S&P E-mini Futures:
Slightly down, but well off its worst levels.
Seeing this as probably the most important bit of news today. From Bloomberg:
"Assets close to surpassing long ETFs for first time since 2013"
"Another sign of skepticism as stocks recover from February low"
"The most aggressive traders are joining the growing ranks of those betting against the three-month rally in U.S. stocks."
"So big have been the inflows that the market capitalization of inverse products is on the verge of eclipsing bullish notes for the first time since 2013."
2013 saw a bull run to new highs.
If ever there was fuel for a false breakout to new all-time highs, this may be one of the signs. If internals remained weak, a rollover could follow.

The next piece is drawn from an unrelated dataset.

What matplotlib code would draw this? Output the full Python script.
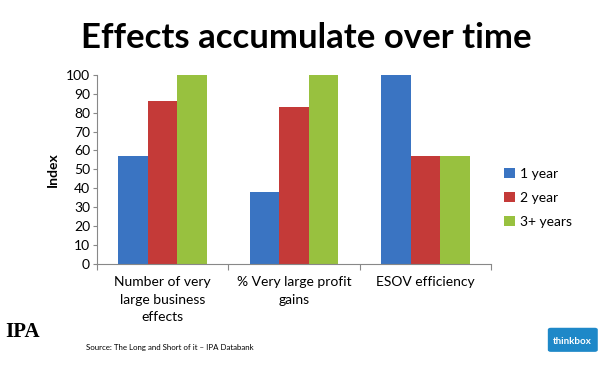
import numpy as np
import matplotlib.pyplot as plt
from matplotlib.patches import FancyBboxPatch

categories = ["Number of very\nlarge business\neffects", "% Very large profit\ngains", "ESOV efficiency"]
series_names = ["1 year", "2 year", "3+ years"]
one_year = [57, 38, 100]
two_year = [86, 83, 57]
three_year = [100, 100, 57]
colors = ["#3a74c2", "#c43a38", "#98c13f"]
yticks = list(range(0, 101, 10))

plt.rcParams['font.family'] = ['Lato', 'DejaVu Sans']

fig = plt.figure(figsize=(6.02, 3.65), dpi=100)
ax = fig.add_axes([0.161, 0.277, 0.655, 0.518])

x = np.arange(len(categories))
w = 0.225
for i, (vals, name, c) in enumerate(zip([one_year, two_year, three_year], series_names, colors)):
    ax.bar(x + (i - 1) * w, vals, w, color=c, label=name, zorder=2)

ax.set_xlim(-0.5, 2.5)
ax.set_ylim(0, 100)
ax.set_yticks(yticks)
ax.tick_params(axis='y', labelsize=10, length=3, color="#888888", pad=2)
ax.set_xticks([-0.5, 0.5, 1.5, 2.5])
ax.set_xticklabels([])
ax.tick_params(axis='x', length=4, color="#888888")
for xi, lab in zip(x, categories):
    ax.text(xi, -6.5, lab, ha='center', va='top', fontsize=10, linespacing=1.55)

for s in ['top', 'right']:
    ax.spines[s].set_visible(False)
for s in ['left', 'bottom']:
    ax.spines[s].set_color("#888888")

ax.set_ylabel("Index", fontsize=10, fontweight='bold', labelpad=5)

ax.legend(loc='center left', bbox_to_anchor=(1.0, 0.35), frameon=False,
          fontsize=10, handlelength=0.8, handleheight=0.8, handletextpad=0.4,
          labelspacing=0.85)

fig.text(0.508, 0.895, "Effects accumulate over time", ha='center', va='center',
         fontsize=25, fontweight='bold')
fig.text(0.143, 0.048, "Source: The Long and Short of it \u2013 IPA Databank",
         fontsize=5.7, ha='left', va='center')
fig.text(0.008, 0.09, "IPA", fontsize=15, fontweight='bold', family='Liberation Serif',
         ha='left', va='center')
logo = FancyBboxPatch((0.91, 0.036), 0.083, 0.066, boxstyle="round,pad=0,rounding_size=0.005",
                      transform=fig.transFigure, facecolor="#1e88c8", edgecolor="none")
fig.patches.append(logo)
fig.text(0.951, 0.064, "thinkbox", fontsize=7, color="white", ha='center', va='center',
         fontweight='bold')

fig.savefig("out.png", dpi=100)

Mixed in Asia last night, moderately down across Europe thus far.
USD weakness, slight commodity strength, but JPY and CHF stronger. A mixed bag tilting toward Risk Off.
Consolidation. Still poised for higher prices.

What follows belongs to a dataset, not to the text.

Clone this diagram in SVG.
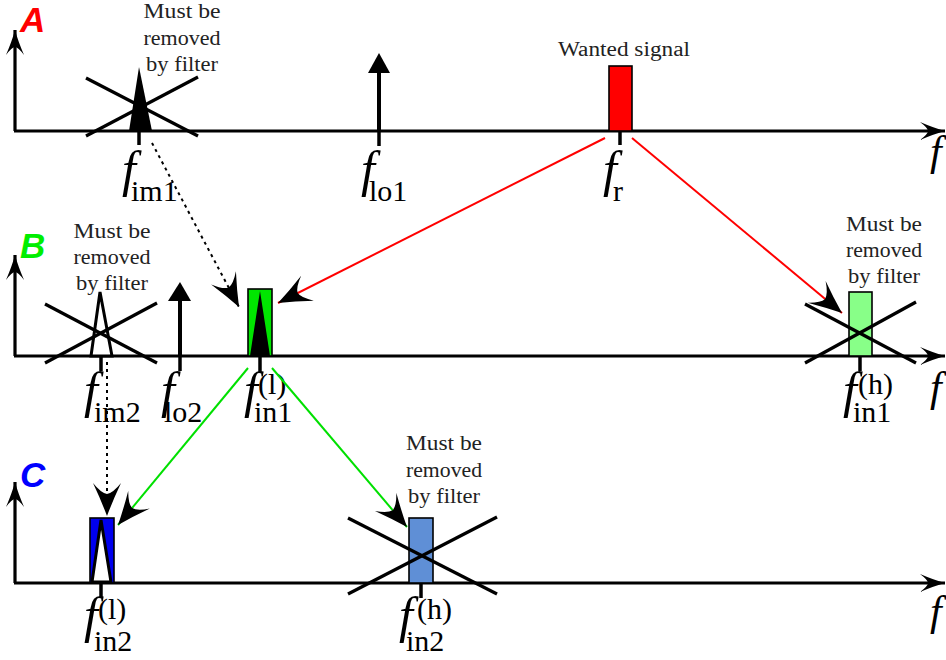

WTI crude higher, but looking like a rest period is close. NG higher too.
Ripping higher, yet could be needing a rest near term. Silver, platinum, and palladium each up over 2%.

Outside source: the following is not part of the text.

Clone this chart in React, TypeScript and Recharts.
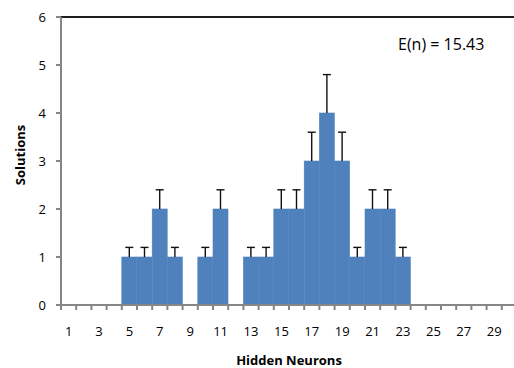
import React from 'react';
import { BarChart, Bar, XAxis, YAxis, ReferenceLine } from 'recharts';

const neurons = [1, 2, 3, 4, 5, 6, 7, 8, 9, 10, 11, 12, 13, 14, 15, 16, 17, 18, 19, 20, 21, 22, 23, 24, 25, 26, 27, 28, 29, 30];
const solutions = [0, 0, 0, 0, 1, 1, 2, 1, 0, 1, 2, 0, 1, 1, 2, 2, 3, 4, 3, 1, 2, 2, 1, 0, 0, 0, 0, 0, 0, 0];
const errors = [0, 0, 0, 0, 0.2, 0.2, 0.4, 0.2, 0, 0.2, 0.4, 0, 0.2, 0.2, 0.4, 0.4, 0.6, 0.8, 0.6, 0.2, 0.4, 0.4, 0.2, 0, 0, 0, 0, 0, 0, 0];
const yTicks = [0, 1, 2, 3, 4, 5, 6];
const xLabels = [1, 3, 5, 7, 9, 11, 13, 15, 17, 19, 21, 23, 25, 27, 29];

const data = neurons.map((n, i) => ({ n, solutions: solutions[i], err: errors[i] }));

const CHART_W = 525;
const MARGIN = { top: 17, right: 8, left: 0, bottom: 0 };
const Y_AXIS_W = 61;
// half a bin, so tick marks sit on the bin edges like the original
const HALF_BIN = (CHART_W - MARGIN.left - MARGIN.right - Y_AXIS_W) / neurons.length / 2;

const AXIS = '#868686';
const FONT = "'Open Sans', sans-serif";

function BarWithError(props: any) {
  const { x, y, width, height, payload, fill } = props;
  if (!height || height <= 0) return null;
  const cx = x + width / 2;
  const top = y - (payload.err * height) / payload.solutions;
  return (
    <g>
      <rect x={x} y={y} width={width} height={height} fill={fill} stroke={fill} strokeWidth={0.6} />
      {payload.err > 0 && (
        <g stroke="#111" strokeWidth={1.4}>
          <line x1={cx} x2={cx} y1={y} y2={top} />
          <line x1={cx - 4} x2={cx + 4} y1={top} y2={top} />
        </g>
      )}
    </g>
  );
}

function XTick(props: any) {
  const { x, y, payload, index } = props;
  const v = payload.value;
  const last = index === neurons.length - 1;
  return (
    <g>
      <line x1={x - HALF_BIN} x2={x - HALF_BIN} y1={y} y2={y + 5} stroke={AXIS} strokeWidth={2} />
      {last && <line x1={x + HALF_BIN} x2={x + HALF_BIN} y1={y} y2={y + 5} stroke={AXIS} strokeWidth={2} />}
      {xLabels.includes(v) && (
        <text x={x} y={y + 31} textAnchor="middle" fontSize={13} fill="#000" fontFamily={FONT}>
          {v}
        </text>
      )}
    </g>
  );
}

function YTitle(props: any) {
  const { viewBox } = props;
  const cx = viewBox.x + 25;
  const cy = viewBox.y + viewBox.height / 2 - 6;
  return (
    <text
      x={cx}
      y={cy}
      transform={`rotate(-90 ${cx} ${cy})`}
      textAnchor="middle"
      fontSize={13}
      fontWeight="bold"
      fill="#000"
      fontFamily={FONT}
    >
      Solutions
    </text>
  );
}

export default function App() {
  return (
    <div
      style={{
        position: 'absolute',
        top: 0,
        left: 0,
        width: 514,
        height: 368,
        overflow: 'hidden',
        background: '#fff',
        fontFamily: FONT,
      }}
    >
      <BarChart
        width={CHART_W}
        height={368}
        data={data}
        margin={MARGIN}
        barCategoryGap={0}
        barGap={0}
      >
        <XAxis
          dataKey="n"
          interval={0}
          tick={<XTick />}
          tickLine={false}
          tickSize={0}
          tickMargin={0}
          height={63}
          axisLine={{ stroke: AXIS, strokeWidth: 2 }}
          label={{
            value: 'Hidden Neurons',
            position: 'insideBottom',
            offset: 3,
            style: { fontSize: 13, fontWeight: 'bold', fill: '#000', fontFamily: FONT },
          }}
        />
        <YAxis
          domain={[0, 6]}
          ticks={yTicks}
          interval={0}
          width={Y_AXIS_W}
          tickSize={5}
          tickMargin={10}
          axisLine={{ stroke: AXIS, strokeWidth: 2 }}
          tickLine={{ stroke: AXIS, strokeWidth: 2 }}
          tick={{ fontSize: 13, fill: '#000', fontFamily: FONT }}
          label={<YTitle />}
        />
        <ReferenceLine y={6} stroke="#1e1e1e" strokeWidth={2} />
        <Bar dataKey="solutions" fill="#4F81BD" shape={<BarWithError />} isAnimationActive={false} />
      </BarChart>
      <div
        style={{
          position: 'absolute',
          left: 398,
          top: 36,
          fontSize: 16,
          lineHeight: '16px',
          color: '#000',
          whiteSpace: 'nowrap',
        }}
      >
        E(n) = 15.43
      </div>
    </div>
  );
}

Yesterday closed the 2081.43 gap and even closed above the nearby higher swing point, doing so on strong ticks and A/Ds yet weak volume.
The 78.6% Fib retracement is at 2095.73 just below 2100 round number resistance.
The larger question is whether price is concluding a 5-wave pattern up which could either signify a top of some sort, or merely wave 1 of a final & larger wave 5 up to the 2300-2500 area.
Or, is price getting ready for the previously mentioned false break out. Internals have been weak, yes, but inverse ETF inflows (essentially large short bets) could provide the fuel.